▶ Set problem: Write out the material again exactly, please, and omit the pictures.

▶ Raw data:
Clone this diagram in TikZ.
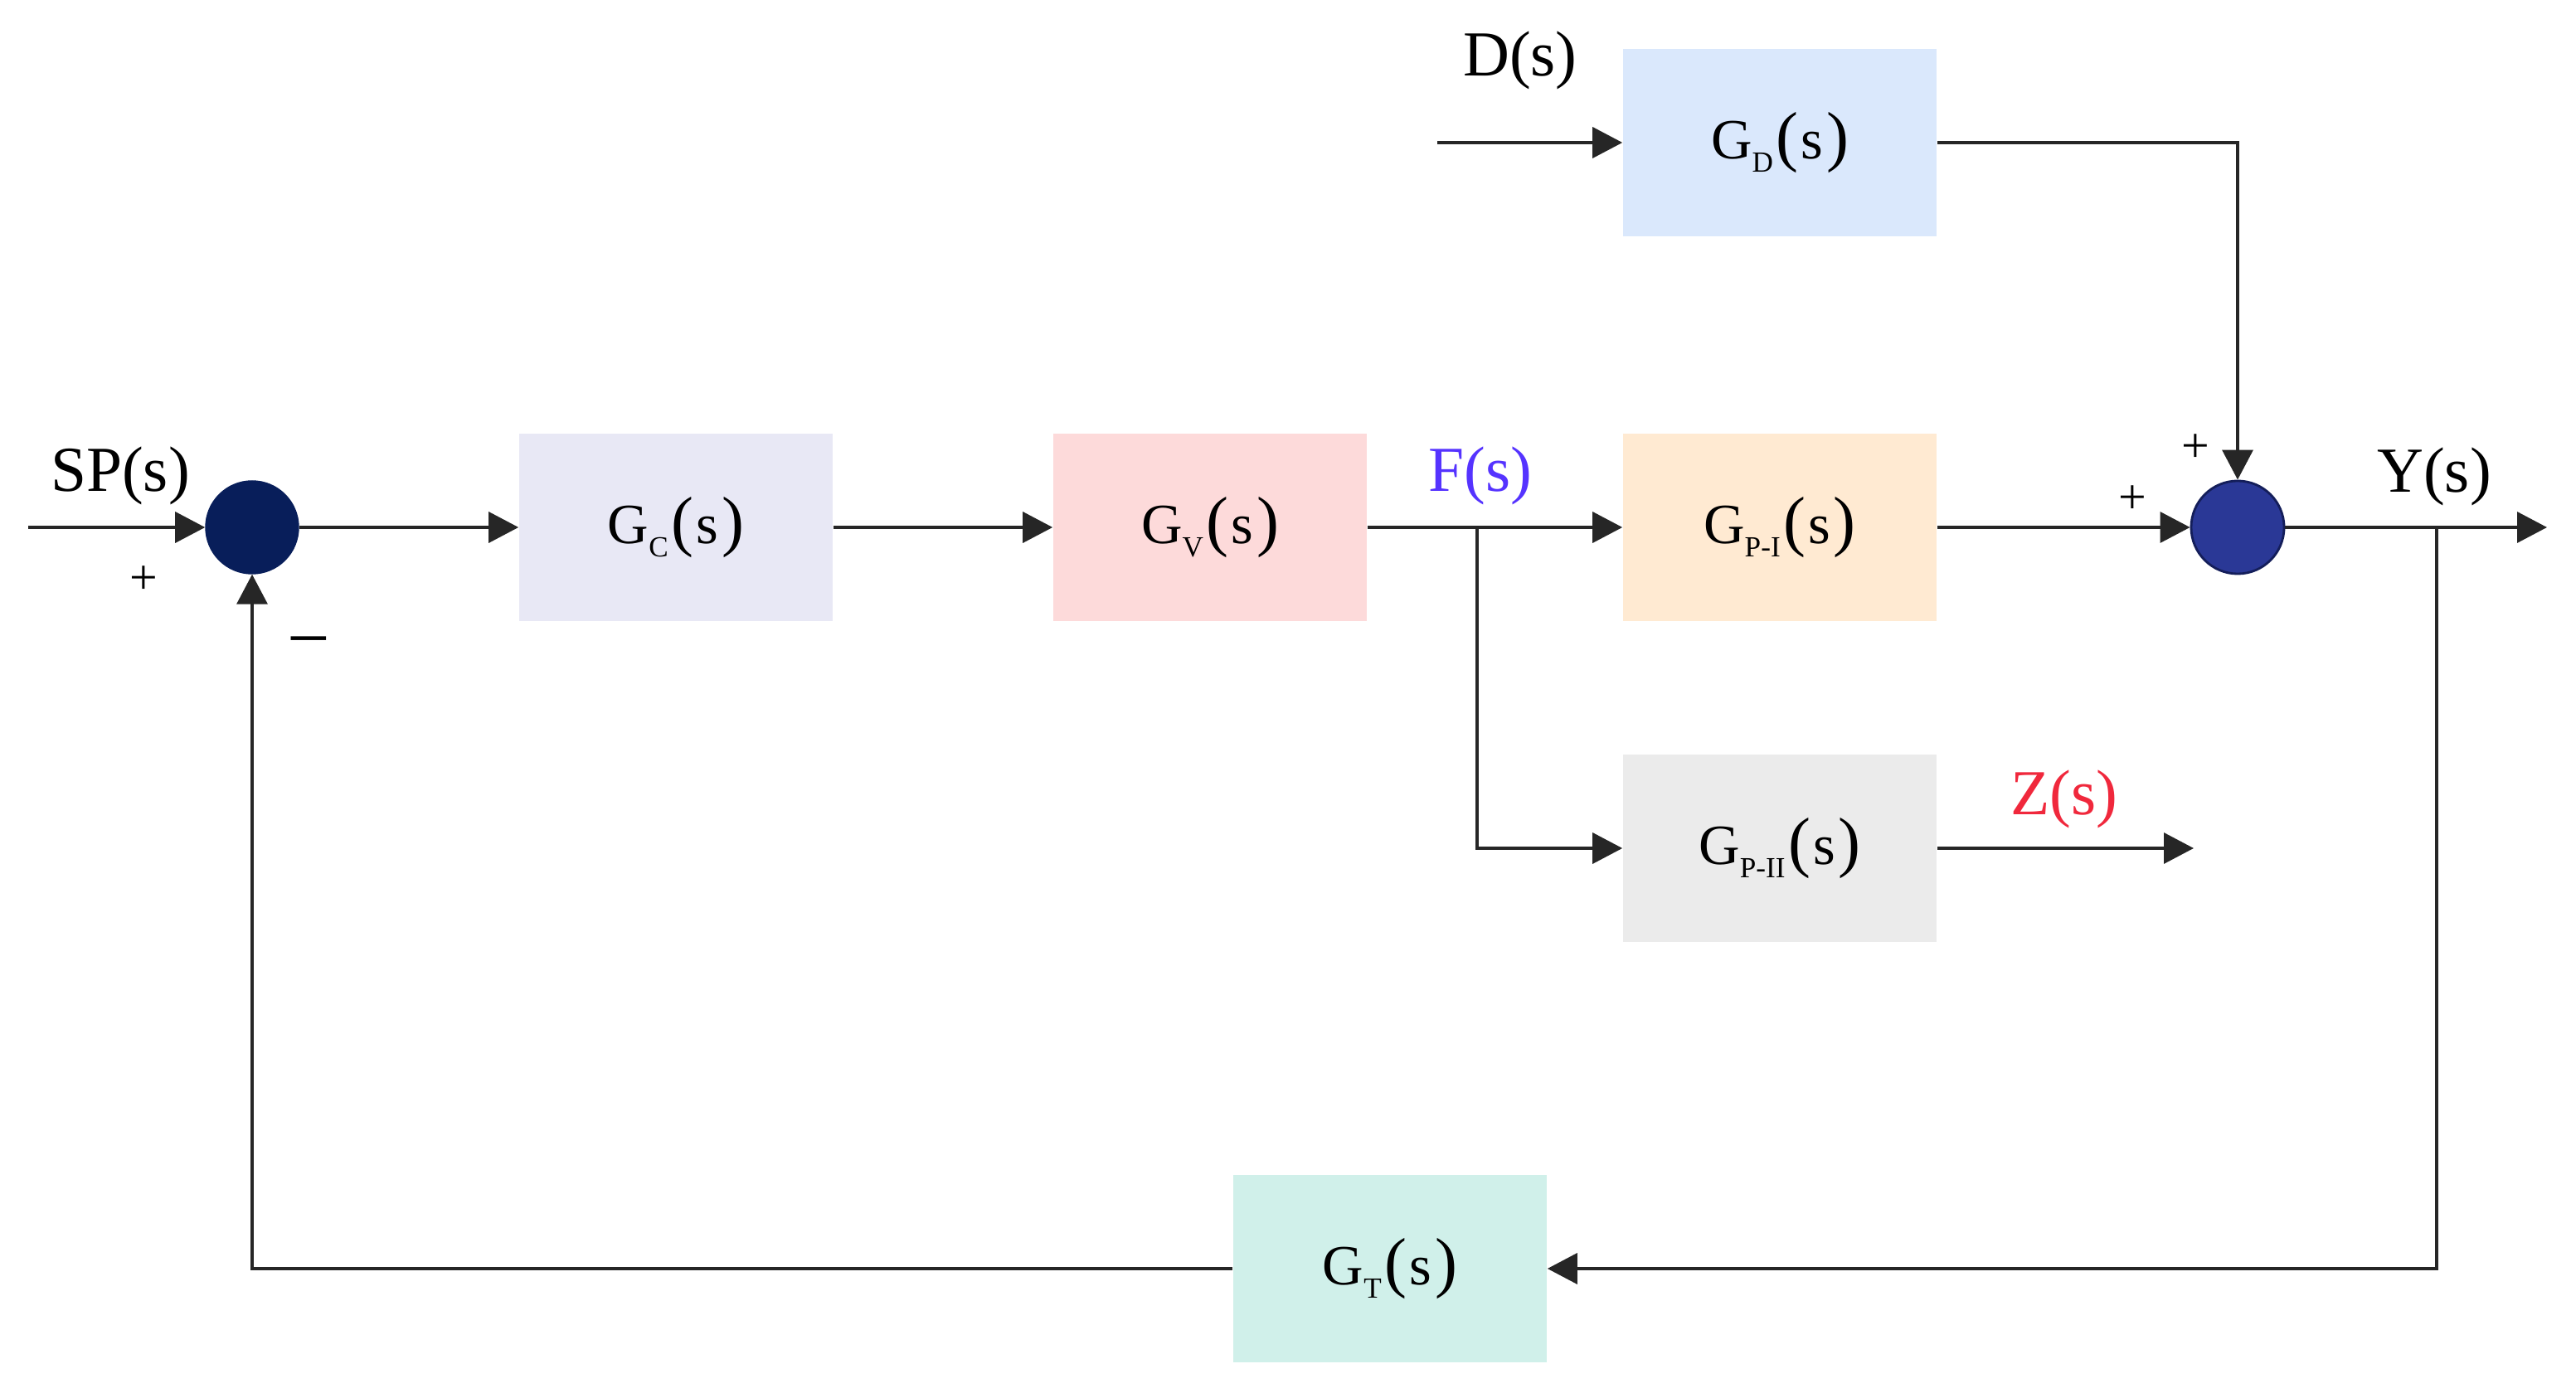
\documentclass[tikz,border=0pt]{standalone}
\usepackage{fontspec}
\setmainfont{Liberation Serif}
\usetikzlibrary{arrows.meta}
\definecolor{cgc}{RGB}{232,232,245}
\definecolor{cgv}{RGB}{253,218,218}
\definecolor{cgd}{RGB}{218,232,252}
\definecolor{cgp}{RGB}{255,234,210}
\definecolor{cgq}{RGB}{235,235,235}
\definecolor{cgt}{RGB}{208,240,234}
\definecolor{navyA}{RGB}{8,30,90}
\definecolor{navyB}{RGB}{42,56,150}
\definecolor{navyBd}{RGB}{20,30,90}
\definecolor{fblue}{RGB}{85,51,255}
\definecolor{zred}{RGB}{240,40,60}
\newcommand{\gsubx}[1]{\raisebox{-0.5ex}{\fontsize{10}{10}\selectfont #1}}
\newcommand{\bigpar}[1]{{\fontsize{23}{23}\selectfont #1}}
\newcommand{\gfun}[1]{G\gsubx{#1}\kern1pt\bigpar{(}\kern1pt s\kern1pt\bigpar{)}}
\tikzset{
  blk/.style={rectangle, minimum width=3.78cm, minimum height=2.25cm, inner sep=0pt, font=\fontsize{19.5}{21}\selectfont},
  sumj/.style={circle, minimum size=1.12cm, inner sep=0pt},
  sig/.style={font=\fontsize{22}{24}\selectfont, inner sep=0pt},
  sgn/.style={font=\fontsize{17}{18}\selectfont, inner sep=0pt},
  con/.style={line width=1pt, draw={black!85}},
  arr/.style={con, -{Triangle[length=0.36cm,width=0.37cm]}},
}
\begin{document}
\begin{tikzpicture}[x=0.01cm, y=-0.01cm]
\useasboundingbox (0,0) rectangle (3106,1680);
% blocks
\node[blk, fill=cgc] (gc) at (815,636) {\gfun{C}};
\node[blk, fill=cgv] (gv) at (1459,636) {\gfun{V}};
\node[blk, fill=cgd] (gd) at (2146,172) {\gfun{D}};
\node[blk, fill=cgp] (gp1) at (2146,636) {\gfun{P-I}};
\node[blk, fill=cgq] (gp2) at (2146,1023) {\gfun{P-II}};
\node[blk, fill=cgt] (gt) at (1676,1530) {\gfun{T}};
% summing junctions
\node[sumj, fill=navyA, draw=navyA] (s1) at (304,636) {};
\node[sumj, fill=navyB, draw=navyBd, line width=0.8pt] (s2) at (2698,636) {};
% free ends
\coordinate (spin) at (34,636);
\coordinate (din) at (1733,172);
\coordinate (br1) at (1781,636);
\coordinate (br2) at (2938,636);
\coordinate (yout) at (3071,636);
\coordinate (zout) at (2645,1023);
% connectors
\draw[arr] (spin) -- (s1.west);
\draw[arr] (s1.east) -- (gc.west);
\draw[arr] (gc.east) -- (gv.west);
\draw[arr] (gv.east) -- (gp1.west);
\draw[arr] (br1) |- (gp2.west);
\draw[arr] (din) -- (gd.west);
\draw[arr] (gd.east) -| (s2.north);
\draw[arr] (gp1.east) -- (s2.west);
\draw[arr] (s2.east) -- (yout);
\draw[arr] (br2) |- (gt.east);
\draw[arr] (gt.west) -| (s1.south);
\draw[arr] (gp2.east) -- (zout);
% labels
\node[sig] (lsp) at (145,574) {SP(s)};
\node[sgn] (lp1) at (173,700) {+};
\node[sig, font=\fontsize{26}{26}\selectfont] (lm1) at (372,784) {−};
\node[sig, text=fblue] (lf) at (1785,574) {F(s)};
\node[sig] (ld) at (1833,73) {D(s)};
\node[sgn] (lp2) at (2647,541) {+};
\node[sgn] (lp3) at (2571,603) {+};
\node[sig] (ly) at (2935,575) {Y(s)};
\node[sig, text=zred] (lz) at (2489,964) {Z(s)};
\end{tikzpicture}
\end{document}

▶ Exercise output:
Clone this diagram in TikZ.
\documentclass[tikz,border=0pt]{standalone}
\usepackage{fontspec}
\setmainfont{Liberation Serif}
\usetikzlibrary{arrows.meta}
\definecolor{cgc}{RGB}{232,232,245}
\definecolor{cgv}{RGB}{253,218,218}
\definecolor{cgd}{RGB}{218,232,252}
\definecolor{cgp}{RGB}{255,234,210}
\definecolor{cgq}{RGB}{235,235,235}
\definecolor{cgt}{RGB}{208,240,234}
\definecolor{navyA}{RGB}{8,30,90}
\definecolor{navyB}{RGB}{42,56,150}
\definecolor{navyBd}{RGB}{20,30,90}
\definecolor{fblue}{RGB}{85,51,255}
\definecolor{zred}{RGB}{240,40,60}
\newcommand{\gsubx}[1]{\raisebox{-0.5ex}{\fontsize{10}{10}\selectfont #1}}
\newcommand{\bigpar}[1]{{\fontsize{23}{23}\selectfont #1}}
\newcommand{\gfun}[1]{G\gsubx{#1}\kern1pt\bigpar{(}\kern1pt s\kern1pt\bigpar{)}}
\tikzset{
  blk/.style={rectangle, minimum width=3.78cm, minimum height=2.25cm, inner sep=0pt, font=\fontsize{19.5}{21}\selectfont},
  sumj/.style={circle, minimum size=1.12cm, inner sep=0pt},
  sig/.style={font=\fontsize{22}{24}\selectfont, inner sep=0pt},
  sgn/.style={font=\fontsize{17}{18}\selectfont, inner sep=0pt},
  con/.style={line width=1pt, draw={black!85}},
  arr/.style={con, -{Triangle[length=0.36cm,width=0.37cm]}},
}
\begin{document}
\begin{tikzpicture}[x=0.01cm, y=-0.01cm]
\useasboundingbox (0,0) rectangle (3106,1680);
% blocks
\node[blk, fill=cgc] (gc) at (815,636) {\gfun{C}};
\node[blk, fill=cgv] (gv) at (1459,636) {\gfun{V}};
\node[blk, fill=cgd] (gd) at (2146,172) {\gfun{D}};
\node[blk, fill=cgp] (gp1) at (2146,636) {\gfun{P-I}};
\node[blk, fill=cgq] (gp2) at (2146,1023) {\gfun{P-II}};
\node[blk, fill=cgt] (gt) at (1676,1530) {\gfun{T}};
% summing junctions
\node[sumj, fill=navyA, draw=navyA] (s1) at (304,636) {};
\node[sumj, fill=navyB, draw=navyBd, line width=0.8pt] (s2) at (2698,636) {};
% free ends
\coordinate (spin) at (34,636);
\coordinate (din) at (1733,172);
\coordinate (br1) at (1781,636);
\coordinate (br2) at (2938,636);
\coordinate (yout) at (3071,636);
\coordinate (zout) at (2645,1023);
% connectors
\draw[arr] (spin) -- (s1.west);
\draw[arr] (s1.east) -- (gc.west);
\draw[arr] (gc.east) -- (gv.west);
\draw[arr] (gv.east) -- (gp1.west);
\draw[arr] (br1) |- (gp2.west);
\draw[arr] (din) -- (gd.west);
\draw[arr] (gd.east) -| (s2.north);
\draw[arr] (gp1.east) -- (s2.west);
\draw[arr] (s2.east) -- (yout);
\draw[arr] (br2) |- (gt.east);
\draw[arr] (gt.west) -| (s1.south);
\draw[arr] (gp2.east) -- (zout);
% labels
\node[sig] (lsp) at (145,574) {SP(s)};
\node[sgn] (lp1) at (173,700) {+};
\node[sig, font=\fontsize{26}{26}\selectfont] (lm1) at (372,784) {−};
\node[sig, text=fblue] (lf) at (1785,574) {F(s)};
\node[sig] (ld) at (1833,73) {D(s)};
\node[sgn] (lp2) at (2647,541) {+};
\node[sgn] (lp3) at (2571,603) {+};
\node[sig] (ly) at (2935,575) {Y(s)};
\node[sig, text=zred] (lz) at (2489,964) {Z(s)};
\end{tikzpicture}
\end{document}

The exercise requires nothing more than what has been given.